Из этого высказывания мы можем сделать вывод о том, что телеологическая установка в образовании, выражающаяся в стремлении ставить конечные цели, определять средства их достижения и желать завершенности образовательной ситуации, сегодня подвергается сомнению. Однако этот телеологический «предрассудок» имеет вполне конкретное содержание. Если более подробно рассмотреть такую телеологическую позицию, то можно увидеть, что цель образования до нынешнего дня всегда была одна – формирование определенного рода субъекта. Формулы или модели желательной субъективности были разными в разное время и в разных культурах, однако сама интенция на преобразование именно индивидуальной психологической реальности оставалась неизменной. Образование «опирается на философию Я, на понятия сознания и разума и на представление об автономной личности, которую можно развить таким образом, чтобы он(а) стала интеллектуально независимой от авторитета других, от традиции и от догмы» (Peters, Marshall, 1999, 198), чтобы она стала «зрелой и ответственной» (Mündigkeit) (Adorno, Becker, 1999). Образование воспринимается как своеобразный катализатор личностного развития, которому подчиняются все остальные формы активности – профессиональная, социальная, культурная и т. д. Тем не менее, несмотря на долгую историю, эта установка в силу разных причин, обсуждение которых требует отдельного места, в современной ситуации перестает быть эффективной. Не только проваливается любая попытка целеполагания, но и субстанциональная концепция субъективности оказывается под вопросом.

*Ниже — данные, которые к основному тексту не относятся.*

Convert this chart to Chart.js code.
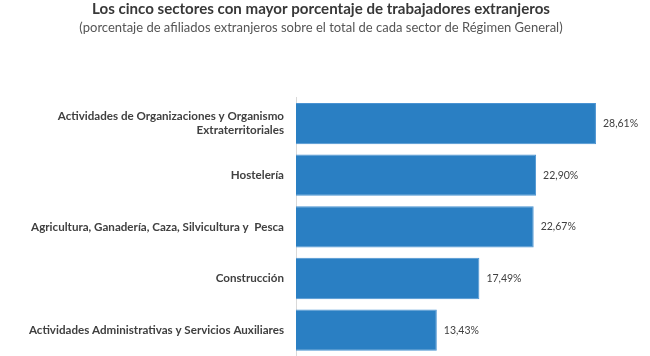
<!DOCTYPE html>
<html>
<head>
<meta charset="utf-8">
<script src="https://cdn.jsdelivr.net/npm/chart.js@4.4.1/dist/chart.umd.min.js"></script>
<style>
html,body{margin:0;padding:0;background:#fff;}
#wrap{width:650px;height:356px;position:relative;}
</style>
</head>
<body>
<div id="wrap"><canvas id="c" width="650" height="356"></canvas></div>
<script>
const categories = [
  ["Actividades de Organizaciones y Organismo", "Extraterritoriales"],
  "Hostelería",
  "Agricultura, Ganadería, Caza, Silvicultura y  Pesca",
  "Construcción",
  "Actividades Administrativas y Servicios Auxiliares"
];
const values = [28.61, 22.90, 22.67, 17.49, 13.43];
const titleText = "Los cinco sectores con mayor porcentaje de trabajadores extranjeros";
const subtitleText = "(porcentaje de afiliados extranjeros sobre el total de cada sector de Régimen General)";

const FONT = "Lato, 'Open Sans', sans-serif";

const valueLabels = {
  id: 'valueLabels',
  afterDatasetsDraw(chart) {
    const ctx = chart.ctx;
    const meta = chart.getDatasetMeta(0);
    ctx.save();
    ctx.font = "10.5px " + FONT;
    ctx.fillStyle = "#404040";
    ctx.textAlign = "left";
    ctx.textBaseline = "middle";
    meta.data.forEach((bar, i) => {
      const txt = values[i].toFixed(2).replace('.', ',') + '%';
      ctx.fillText(txt, bar.x + 7, bar.y);
    });
    ctx.restore();
  }
};

new Chart(document.getElementById('c'), {
  type: 'bar',
  data: {
    labels: categories,
    datasets: [{
      data: values,
      backgroundColor: '#2a7fc3',
      borderColor: '#4a93d2',
      borderWidth: 1,
      categoryPercentage: 0.8,
      barPercentage: 1.0
    }]
  },
  options: {
    indexAxis: 'y',
    responsive: false,
    animation: false,
    layout: { padding: { left: 0, right: 8, top: 0, bottom: 0 } },
    plugins: {
      legend: { display: false },
      tooltip: { enabled: false },
      title: {
        display: true,
        text: titleText,
        color: '#383838',
        font: { family: FONT, size: 15.1, weight: 'bold' },
        padding: { top: 0, bottom: 1.5 }
      },
      subtitle: {
        display: true,
        text: subtitleText,
        color: '#555555',
        font: { family: FONT, size: 13, weight: 'normal' },
        padding: { top: 0, bottom: 62.5 }
      }
    },
    scales: {
      x: {
        min: 0,
        max: 33,
        display: false,
        grid: { display: false }
      },
      y: {
        afterFit(scale) {
          scale.width = 296;
          scale.paddingTop = 0;
          scale.paddingBottom = 0;
        },
        grid: { display: false, drawTicks: false },
        border: { display: true, color: '#d9d9d9', width: 1 },
        ticks: {
          color: '#404040',
          padding: 12,
          font: { family: FONT, size: 11.6, weight: 'bold' }
        }
      }
    }
  },
  plugins: [valueLabels]
});
</script>
</body>
</html>
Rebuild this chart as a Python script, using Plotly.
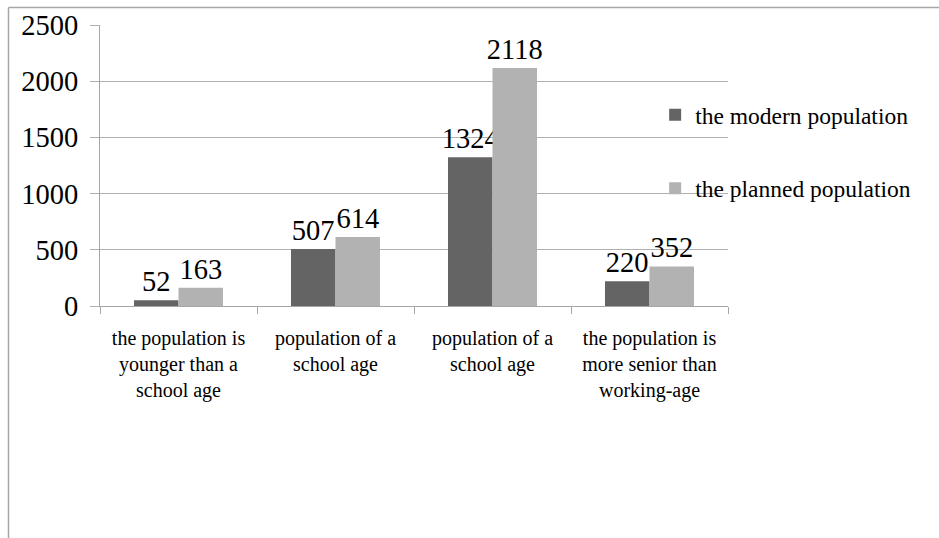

В противоположность телеологическому подходу формулируется иной взгляд на процесс образования и образовательную субъективность, в центр которого ставится «непрерывный процесс самотрансформации» (Peters, Marshall, 1999, 198). Иными словами, более широкий кризис телеологической установки в отношении образования порождает, в свою очередь, кризис образовательной субъективности, или, точнее говоря, кризис идеологии целенаправленного ее формирования в виде неизменной автономной сущности. Образование вынуждено или переформулировать свое отношение к образовательной идентичности и ее описание или же распасться, возможно, распределившись в обществе в виде множества локальных образовательных практик, не имеющих общего социального поля и подчиняющихся задачам необразовательных символических практик. Мы постараемся показать, что указанное переформулирование в принципе возможно, в результате чего мы получим не телеологическое, а контингентное представление об образовании, связанное, в свою очередь, с технологической концепцией образовательной субъективности.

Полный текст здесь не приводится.